* _Material provided_:
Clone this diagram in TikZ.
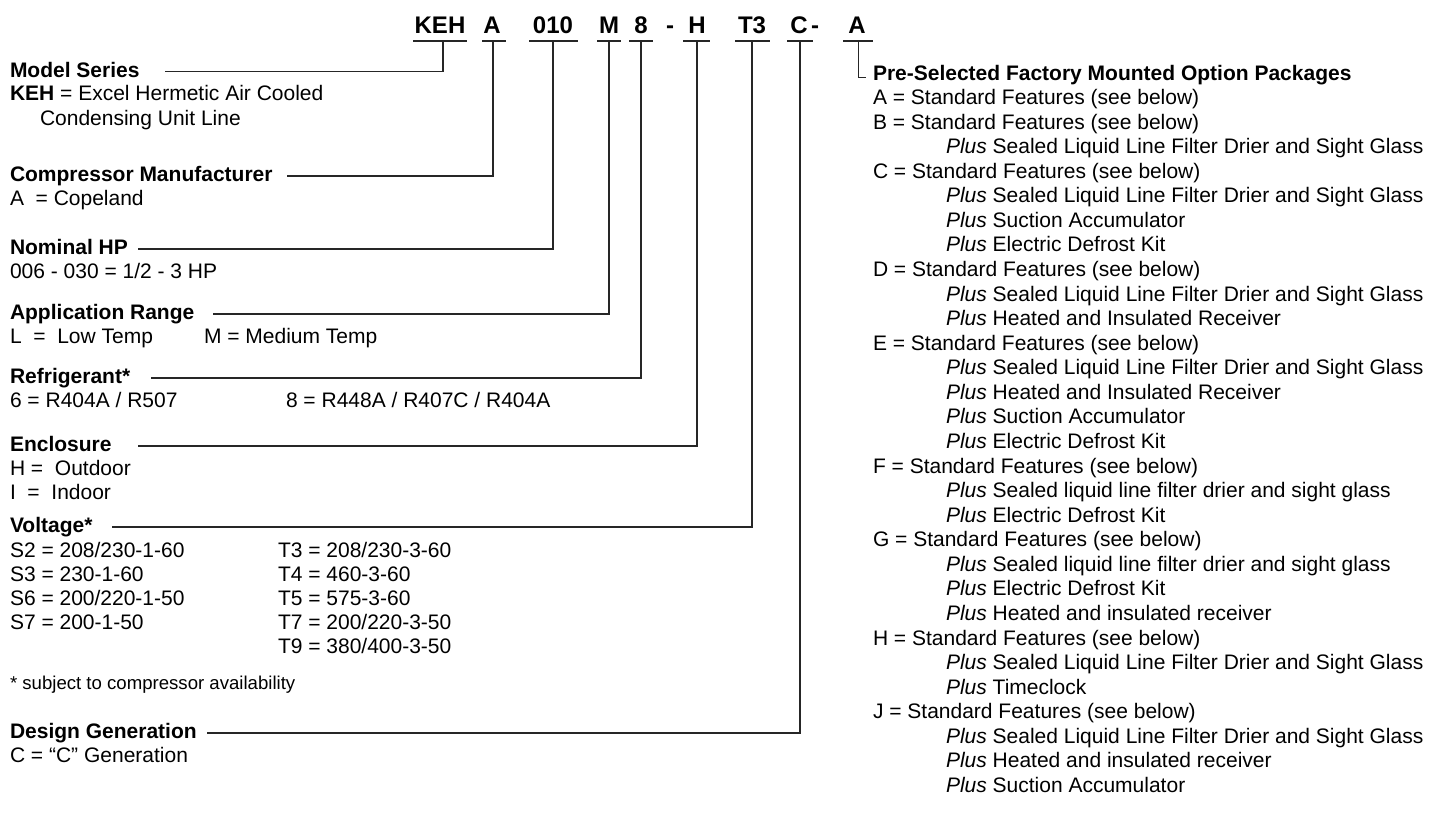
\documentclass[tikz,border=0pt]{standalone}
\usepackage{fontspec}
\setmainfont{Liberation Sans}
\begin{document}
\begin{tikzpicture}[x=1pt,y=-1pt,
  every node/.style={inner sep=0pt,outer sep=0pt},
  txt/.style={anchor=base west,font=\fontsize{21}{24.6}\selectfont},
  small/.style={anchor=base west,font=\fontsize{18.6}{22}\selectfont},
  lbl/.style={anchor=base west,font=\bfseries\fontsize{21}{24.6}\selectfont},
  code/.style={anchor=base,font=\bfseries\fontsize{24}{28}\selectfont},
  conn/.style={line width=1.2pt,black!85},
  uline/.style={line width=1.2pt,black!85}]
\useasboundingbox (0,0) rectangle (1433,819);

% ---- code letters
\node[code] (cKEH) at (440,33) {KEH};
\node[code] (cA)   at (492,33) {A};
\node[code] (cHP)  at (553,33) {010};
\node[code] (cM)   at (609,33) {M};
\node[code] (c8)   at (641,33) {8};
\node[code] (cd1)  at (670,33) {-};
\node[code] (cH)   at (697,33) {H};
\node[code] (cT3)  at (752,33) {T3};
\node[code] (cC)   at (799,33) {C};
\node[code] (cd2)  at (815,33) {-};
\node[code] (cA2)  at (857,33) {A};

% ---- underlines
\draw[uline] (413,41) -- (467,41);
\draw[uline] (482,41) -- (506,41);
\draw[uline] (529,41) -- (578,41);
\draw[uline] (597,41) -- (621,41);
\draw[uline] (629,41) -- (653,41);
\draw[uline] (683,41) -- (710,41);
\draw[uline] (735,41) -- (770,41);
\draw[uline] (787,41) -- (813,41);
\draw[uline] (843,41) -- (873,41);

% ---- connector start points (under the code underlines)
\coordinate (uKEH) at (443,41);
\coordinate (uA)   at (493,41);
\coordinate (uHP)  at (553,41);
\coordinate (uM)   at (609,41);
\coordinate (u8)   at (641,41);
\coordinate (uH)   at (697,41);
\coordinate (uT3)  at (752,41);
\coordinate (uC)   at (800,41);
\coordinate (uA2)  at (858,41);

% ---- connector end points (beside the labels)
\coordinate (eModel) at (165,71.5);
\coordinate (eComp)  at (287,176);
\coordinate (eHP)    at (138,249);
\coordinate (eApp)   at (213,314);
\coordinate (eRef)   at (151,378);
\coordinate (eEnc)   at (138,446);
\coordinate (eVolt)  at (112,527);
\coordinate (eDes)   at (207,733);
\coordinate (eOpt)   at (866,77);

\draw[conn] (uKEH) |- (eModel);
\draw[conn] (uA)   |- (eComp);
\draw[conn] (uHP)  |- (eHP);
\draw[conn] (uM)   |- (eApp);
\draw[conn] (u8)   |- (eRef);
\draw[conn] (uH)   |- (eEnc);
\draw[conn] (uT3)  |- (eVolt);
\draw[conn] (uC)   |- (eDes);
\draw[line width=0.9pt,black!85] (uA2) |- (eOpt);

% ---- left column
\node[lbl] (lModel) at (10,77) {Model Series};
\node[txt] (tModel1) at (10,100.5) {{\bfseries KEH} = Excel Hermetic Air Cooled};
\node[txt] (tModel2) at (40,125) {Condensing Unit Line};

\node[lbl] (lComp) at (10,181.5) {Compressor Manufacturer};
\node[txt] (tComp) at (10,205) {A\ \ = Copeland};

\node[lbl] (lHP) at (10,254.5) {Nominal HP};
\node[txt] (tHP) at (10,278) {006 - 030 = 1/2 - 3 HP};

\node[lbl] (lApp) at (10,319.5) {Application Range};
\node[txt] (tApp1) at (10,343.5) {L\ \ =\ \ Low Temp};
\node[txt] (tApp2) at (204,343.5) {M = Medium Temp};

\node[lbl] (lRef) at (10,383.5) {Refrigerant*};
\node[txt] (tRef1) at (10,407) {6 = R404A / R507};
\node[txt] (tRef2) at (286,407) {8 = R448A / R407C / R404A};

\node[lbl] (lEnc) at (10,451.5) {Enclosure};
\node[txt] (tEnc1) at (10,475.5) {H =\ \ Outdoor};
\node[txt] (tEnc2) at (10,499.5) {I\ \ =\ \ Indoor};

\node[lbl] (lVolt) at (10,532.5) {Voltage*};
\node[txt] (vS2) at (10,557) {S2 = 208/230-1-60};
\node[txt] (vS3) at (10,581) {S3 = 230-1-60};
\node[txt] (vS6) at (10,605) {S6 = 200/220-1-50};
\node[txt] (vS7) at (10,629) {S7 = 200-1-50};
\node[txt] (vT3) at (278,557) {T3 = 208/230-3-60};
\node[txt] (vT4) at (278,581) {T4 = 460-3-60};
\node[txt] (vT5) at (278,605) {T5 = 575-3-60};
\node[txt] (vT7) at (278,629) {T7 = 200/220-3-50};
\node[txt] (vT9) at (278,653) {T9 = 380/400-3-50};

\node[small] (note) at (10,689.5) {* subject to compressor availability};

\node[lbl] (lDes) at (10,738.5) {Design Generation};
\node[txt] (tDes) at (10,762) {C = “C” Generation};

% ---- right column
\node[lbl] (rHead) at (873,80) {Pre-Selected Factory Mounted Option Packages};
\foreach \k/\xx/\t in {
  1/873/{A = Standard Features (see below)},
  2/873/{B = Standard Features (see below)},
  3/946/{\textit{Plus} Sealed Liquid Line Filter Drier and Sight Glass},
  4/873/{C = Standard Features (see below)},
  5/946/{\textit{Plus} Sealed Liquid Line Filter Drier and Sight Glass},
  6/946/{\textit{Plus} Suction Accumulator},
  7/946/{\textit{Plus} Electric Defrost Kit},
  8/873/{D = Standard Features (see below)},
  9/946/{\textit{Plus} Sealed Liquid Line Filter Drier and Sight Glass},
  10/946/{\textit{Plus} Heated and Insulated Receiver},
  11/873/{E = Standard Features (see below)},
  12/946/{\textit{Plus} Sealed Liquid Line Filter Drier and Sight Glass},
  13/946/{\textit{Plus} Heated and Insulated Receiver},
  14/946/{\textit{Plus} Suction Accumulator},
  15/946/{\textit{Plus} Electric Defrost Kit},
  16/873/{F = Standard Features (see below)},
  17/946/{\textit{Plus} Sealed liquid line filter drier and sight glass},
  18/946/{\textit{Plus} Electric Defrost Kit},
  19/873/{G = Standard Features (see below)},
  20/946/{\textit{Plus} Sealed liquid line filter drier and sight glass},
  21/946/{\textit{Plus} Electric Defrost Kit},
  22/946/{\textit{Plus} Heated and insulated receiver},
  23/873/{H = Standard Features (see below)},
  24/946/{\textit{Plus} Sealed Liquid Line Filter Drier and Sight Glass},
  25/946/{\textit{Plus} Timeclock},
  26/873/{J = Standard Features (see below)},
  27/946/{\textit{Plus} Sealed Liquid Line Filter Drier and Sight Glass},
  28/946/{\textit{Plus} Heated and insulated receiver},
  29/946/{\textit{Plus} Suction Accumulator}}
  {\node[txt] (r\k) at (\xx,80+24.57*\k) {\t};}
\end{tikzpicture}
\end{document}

* _Exercise brief_: With the pictures left out, transcribe the material exactly.

* _Correct output_:
Clone this diagram in TikZ.
\documentclass[tikz,border=0pt]{standalone}
\usepackage{fontspec}
\setmainfont{Liberation Sans}
\begin{document}
\begin{tikzpicture}[x=1pt,y=-1pt,
  every node/.style={inner sep=0pt,outer sep=0pt},
  txt/.style={anchor=base west,font=\fontsize{21}{24.6}\selectfont},
  small/.style={anchor=base west,font=\fontsize{18.6}{22}\selectfont},
  lbl/.style={anchor=base west,font=\bfseries\fontsize{21}{24.6}\selectfont},
  code/.style={anchor=base,font=\bfseries\fontsize{24}{28}\selectfont},
  conn/.style={line width=1.2pt,black!85},
  uline/.style={line width=1.2pt,black!85}]
\useasboundingbox (0,0) rectangle (1433,819);

% ---- code letters
\node[code] (cKEH) at (440,33) {KEH};
\node[code] (cA)   at (492,33) {A};
\node[code] (cHP)  at (553,33) {010};
\node[code] (cM)   at (609,33) {M};
\node[code] (c8)   at (641,33) {8};
\node[code] (cd1)  at (670,33) {-};
\node[code] (cH)   at (697,33) {H};
\node[code] (cT3)  at (752,33) {T3};
\node[code] (cC)   at (799,33) {C};
\node[code] (cd2)  at (815,33) {-};
\node[code] (cA2)  at (857,33) {A};

% ---- underlines
\draw[uline] (413,41) -- (467,41);
\draw[uline] (482,41) -- (506,41);
\draw[uline] (529,41) -- (578,41);
\draw[uline] (597,41) -- (621,41);
\draw[uline] (629,41) -- (653,41);
\draw[uline] (683,41) -- (710,41);
\draw[uline] (735,41) -- (770,41);
\draw[uline] (787,41) -- (813,41);
\draw[uline] (843,41) -- (873,41);

% ---- connector start points (under the code underlines)
\coordinate (uKEH) at (443,41);
\coordinate (uA)   at (493,41);
\coordinate (uHP)  at (553,41);
\coordinate (uM)   at (609,41);
\coordinate (u8)   at (641,41);
\coordinate (uH)   at (697,41);
\coordinate (uT3)  at (752,41);
\coordinate (uC)   at (800,41);
\coordinate (uA2)  at (858,41);

% ---- connector end points (beside the labels)
\coordinate (eModel) at (165,71.5);
\coordinate (eComp)  at (287,176);
\coordinate (eHP)    at (138,249);
\coordinate (eApp)   at (213,314);
\coordinate (eRef)   at (151,378);
\coordinate (eEnc)   at (138,446);
\coordinate (eVolt)  at (112,527);
\coordinate (eDes)   at (207,733);
\coordinate (eOpt)   at (866,77);

\draw[conn] (uKEH) |- (eModel);
\draw[conn] (uA)   |- (eComp);
\draw[conn] (uHP)  |- (eHP);
\draw[conn] (uM)   |- (eApp);
\draw[conn] (u8)   |- (eRef);
\draw[conn] (uH)   |- (eEnc);
\draw[conn] (uT3)  |- (eVolt);
\draw[conn] (uC)   |- (eDes);
\draw[line width=0.9pt,black!85] (uA2) |- (eOpt);

% ---- left column
\node[lbl] (lModel) at (10,77) {Model Series};
\node[txt] (tModel1) at (10,100.5) {{\bfseries KEH} = Excel Hermetic Air Cooled};
\node[txt] (tModel2) at (40,125) {Condensing Unit Line};

\node[lbl] (lComp) at (10,181.5) {Compressor Manufacturer};
\node[txt] (tComp) at (10,205) {A\ \ = Copeland};

\node[lbl] (lHP) at (10,254.5) {Nominal HP};
\node[txt] (tHP) at (10,278) {006 - 030 = 1/2 - 3 HP};

\node[lbl] (lApp) at (10,319.5) {Application Range};
\node[txt] (tApp1) at (10,343.5) {L\ \ =\ \ Low Temp};
\node[txt] (tApp2) at (204,343.5) {M = Medium Temp};

\node[lbl] (lRef) at (10,383.5) {Refrigerant*};
\node[txt] (tRef1) at (10,407) {6 = R404A / R507};
\node[txt] (tRef2) at (286,407) {8 = R448A / R407C / R404A};

\node[lbl] (lEnc) at (10,451.5) {Enclosure};
\node[txt] (tEnc1) at (10,475.5) {H =\ \ Outdoor};
\node[txt] (tEnc2) at (10,499.5) {I\ \ =\ \ Indoor};

\node[lbl] (lVolt) at (10,532.5) {Voltage*};
\node[txt] (vS2) at (10,557) {S2 = 208/230-1-60};
\node[txt] (vS3) at (10,581) {S3 = 230-1-60};
\node[txt] (vS6) at (10,605) {S6 = 200/220-1-50};
\node[txt] (vS7) at (10,629) {S7 = 200-1-50};
\node[txt] (vT3) at (278,557) {T3 = 208/230-3-60};
\node[txt] (vT4) at (278,581) {T4 = 460-3-60};
\node[txt] (vT5) at (278,605) {T5 = 575-3-60};
\node[txt] (vT7) at (278,629) {T7 = 200/220-3-50};
\node[txt] (vT9) at (278,653) {T9 = 380/400-3-50};

\node[small] (note) at (10,689.5) {* subject to compressor availability};

\node[lbl] (lDes) at (10,738.5) {Design Generation};
\node[txt] (tDes) at (10,762) {C = “C” Generation};

% ---- right column
\node[lbl] (rHead) at (873,80) {Pre-Selected Factory Mounted Option Packages};
\foreach \k/\xx/\t in {
  1/873/{A = Standard Features (see below)},
  2/873/{B = Standard Features (see below)},
  3/946/{\textit{Plus} Sealed Liquid Line Filter Drier and Sight Glass},
  4/873/{C = Standard Features (see below)},
  5/946/{\textit{Plus} Sealed Liquid Line Filter Drier and Sight Glass},
  6/946/{\textit{Plus} Suction Accumulator},
  7/946/{\textit{Plus} Electric Defrost Kit},
  8/873/{D = Standard Features (see below)},
  9/946/{\textit{Plus} Sealed Liquid Line Filter Drier and Sight Glass},
  10/946/{\textit{Plus} Heated and Insulated Receiver},
  11/873/{E = Standard Features (see below)},
  12/946/{\textit{Plus} Sealed Liquid Line Filter Drier and Sight Glass},
  13/946/{\textit{Plus} Heated and Insulated Receiver},
  14/946/{\textit{Plus} Suction Accumulator},
  15/946/{\textit{Plus} Electric Defrost Kit},
  16/873/{F = Standard Features (see below)},
  17/946/{\textit{Plus} Sealed liquid line filter drier and sight glass},
  18/946/{\textit{Plus} Electric Defrost Kit},
  19/873/{G = Standard Features (see below)},
  20/946/{\textit{Plus} Sealed liquid line filter drier and sight glass},
  21/946/{\textit{Plus} Electric Defrost Kit},
  22/946/{\textit{Plus} Heated and insulated receiver},
  23/873/{H = Standard Features (see below)},
  24/946/{\textit{Plus} Sealed Liquid Line Filter Drier and Sight Glass},
  25/946/{\textit{Plus} Timeclock},
  26/873/{J = Standard Features (see below)},
  27/946/{\textit{Plus} Sealed Liquid Line Filter Drier and Sight Glass},
  28/946/{\textit{Plus} Heated and insulated receiver},
  29/946/{\textit{Plus} Suction Accumulator}}
  {\node[txt] (r\k) at (\xx,80+24.57*\k) {\t};}
\end{tikzpicture}
\end{document}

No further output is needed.